- **Given task**
Would you transcribe the listing that follows, character for character, and omit its images?

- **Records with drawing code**
•••••

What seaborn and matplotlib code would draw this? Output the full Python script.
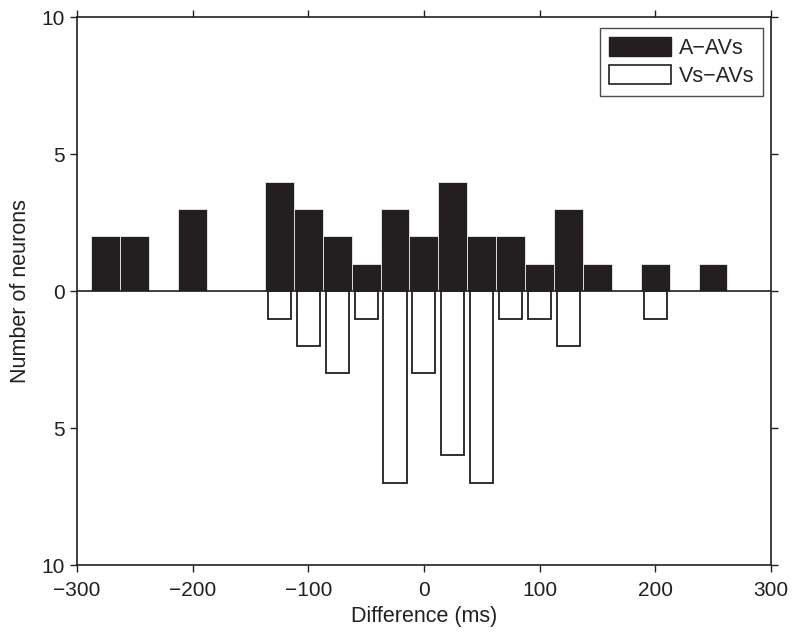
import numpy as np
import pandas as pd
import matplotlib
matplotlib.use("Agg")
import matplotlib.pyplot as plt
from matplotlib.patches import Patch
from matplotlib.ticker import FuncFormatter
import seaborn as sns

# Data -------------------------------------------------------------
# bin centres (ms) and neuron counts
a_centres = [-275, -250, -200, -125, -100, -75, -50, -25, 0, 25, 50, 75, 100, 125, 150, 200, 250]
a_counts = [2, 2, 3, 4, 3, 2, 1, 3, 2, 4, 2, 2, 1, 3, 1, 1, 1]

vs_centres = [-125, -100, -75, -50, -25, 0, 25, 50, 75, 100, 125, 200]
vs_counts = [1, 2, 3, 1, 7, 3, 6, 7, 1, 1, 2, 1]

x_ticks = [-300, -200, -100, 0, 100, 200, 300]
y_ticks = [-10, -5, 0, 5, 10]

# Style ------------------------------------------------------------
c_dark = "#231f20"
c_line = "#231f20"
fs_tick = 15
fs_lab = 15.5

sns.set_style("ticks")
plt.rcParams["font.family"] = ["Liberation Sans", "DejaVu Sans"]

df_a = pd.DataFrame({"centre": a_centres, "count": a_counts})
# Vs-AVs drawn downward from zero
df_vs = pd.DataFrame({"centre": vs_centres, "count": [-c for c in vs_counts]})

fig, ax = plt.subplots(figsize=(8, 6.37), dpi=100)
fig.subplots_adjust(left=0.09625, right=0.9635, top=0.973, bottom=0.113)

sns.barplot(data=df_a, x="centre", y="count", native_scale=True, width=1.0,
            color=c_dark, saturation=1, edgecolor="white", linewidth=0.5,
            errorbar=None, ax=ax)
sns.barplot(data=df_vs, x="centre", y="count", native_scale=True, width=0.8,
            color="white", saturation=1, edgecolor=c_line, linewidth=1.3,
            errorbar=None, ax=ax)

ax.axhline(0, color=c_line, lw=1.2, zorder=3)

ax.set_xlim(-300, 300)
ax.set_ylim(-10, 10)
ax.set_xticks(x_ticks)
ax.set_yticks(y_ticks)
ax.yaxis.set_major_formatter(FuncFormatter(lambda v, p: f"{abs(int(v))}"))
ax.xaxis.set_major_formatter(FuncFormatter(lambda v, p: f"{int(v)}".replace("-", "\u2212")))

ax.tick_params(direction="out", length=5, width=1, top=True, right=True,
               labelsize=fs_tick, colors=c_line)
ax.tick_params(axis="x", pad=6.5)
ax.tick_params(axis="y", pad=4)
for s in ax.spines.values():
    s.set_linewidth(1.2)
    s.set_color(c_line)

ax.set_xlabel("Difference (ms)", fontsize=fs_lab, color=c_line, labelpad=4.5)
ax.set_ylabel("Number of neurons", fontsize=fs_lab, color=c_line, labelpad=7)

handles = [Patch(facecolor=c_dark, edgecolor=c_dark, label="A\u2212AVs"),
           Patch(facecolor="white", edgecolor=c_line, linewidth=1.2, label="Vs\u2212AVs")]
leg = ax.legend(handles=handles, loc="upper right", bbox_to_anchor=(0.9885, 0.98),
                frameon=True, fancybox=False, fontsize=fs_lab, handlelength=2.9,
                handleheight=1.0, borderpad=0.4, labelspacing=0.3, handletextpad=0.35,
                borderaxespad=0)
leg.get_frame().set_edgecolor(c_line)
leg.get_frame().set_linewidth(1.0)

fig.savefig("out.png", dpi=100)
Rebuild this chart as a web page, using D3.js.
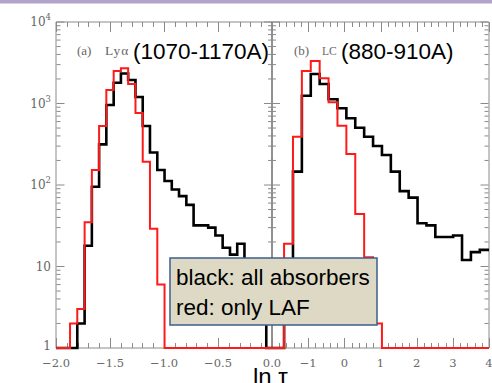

•••••

- **Solution to this exercise**
What seaborn and matplotlib code would draw this? Output the full Python script.
import numpy as np
import pandas as pd
import matplotlib
matplotlib.use("Agg")
import matplotlib.pyplot as plt
from matplotlib.patches import Patch
from matplotlib.ticker import FuncFormatter
import seaborn as sns

# Data -------------------------------------------------------------
# bin centres (ms) and neuron counts
a_centres = [-275, -250, -200, -125, -100, -75, -50, -25, 0, 25, 50, 75, 100, 125, 150, 200, 250]
a_counts = [2, 2, 3, 4, 3, 2, 1, 3, 2, 4, 2, 2, 1, 3, 1, 1, 1]

vs_centres = [-125, -100, -75, -50, -25, 0, 25, 50, 75, 100, 125, 200]
vs_counts = [1, 2, 3, 1, 7, 3, 6, 7, 1, 1, 2, 1]

x_ticks = [-300, -200, -100, 0, 100, 200, 300]
y_ticks = [-10, -5, 0, 5, 10]

# Style ------------------------------------------------------------
c_dark = "#231f20"
c_line = "#231f20"
fs_tick = 15
fs_lab = 15.5

sns.set_style("ticks")
plt.rcParams["font.family"] = ["Liberation Sans", "DejaVu Sans"]

df_a = pd.DataFrame({"centre": a_centres, "count": a_counts})
# Vs-AVs drawn downward from zero
df_vs = pd.DataFrame({"centre": vs_centres, "count": [-c for c in vs_counts]})

fig, ax = plt.subplots(figsize=(8, 6.37), dpi=100)
fig.subplots_adjust(left=0.09625, right=0.9635, top=0.973, bottom=0.113)

sns.barplot(data=df_a, x="centre", y="count", native_scale=True, width=1.0,
            color=c_dark, saturation=1, edgecolor="white", linewidth=0.5,
            errorbar=None, ax=ax)
sns.barplot(data=df_vs, x="centre", y="count", native_scale=True, width=0.8,
            color="white", saturation=1, edgecolor=c_line, linewidth=1.3,
            errorbar=None, ax=ax)

ax.axhline(0, color=c_line, lw=1.2, zorder=3)

ax.set_xlim(-300, 300)
ax.set_ylim(-10, 10)
ax.set_xticks(x_ticks)
ax.set_yticks(y_ticks)
ax.yaxis.set_major_formatter(FuncFormatter(lambda v, p: f"{abs(int(v))}"))
ax.xaxis.set_major_formatter(FuncFormatter(lambda v, p: f"{int(v)}".replace("-", "\u2212")))

ax.tick_params(direction="out", length=5, width=1, top=True, right=True,
               labelsize=fs_tick, colors=c_line)
ax.tick_params(axis="x", pad=6.5)
ax.tick_params(axis="y", pad=4)
for s in ax.spines.values():
    s.set_linewidth(1.2)
    s.set_color(c_line)

ax.set_xlabel("Difference (ms)", fontsize=fs_lab, color=c_line, labelpad=4.5)
ax.set_ylabel("Number of neurons", fontsize=fs_lab, color=c_line, labelpad=7)

handles = [Patch(facecolor=c_dark, edgecolor=c_dark, label="A\u2212AVs"),
           Patch(facecolor="white", edgecolor=c_line, linewidth=1.2, label="Vs\u2212AVs")]
leg = ax.legend(handles=handles, loc="upper right", bbox_to_anchor=(0.9885, 0.98),
                frameon=True, fancybox=False, fontsize=fs_lab, handlelength=2.9,
                handleheight=1.0, borderpad=0.4, labelspacing=0.3, handletextpad=0.35,
                borderaxespad=0)
leg.get_frame().set_edgecolor(c_line)
leg.get_frame().set_linewidth(1.0)

fig.savefig("out.png", dpi=100)
Rebuild this chart as a web page, using D3.js.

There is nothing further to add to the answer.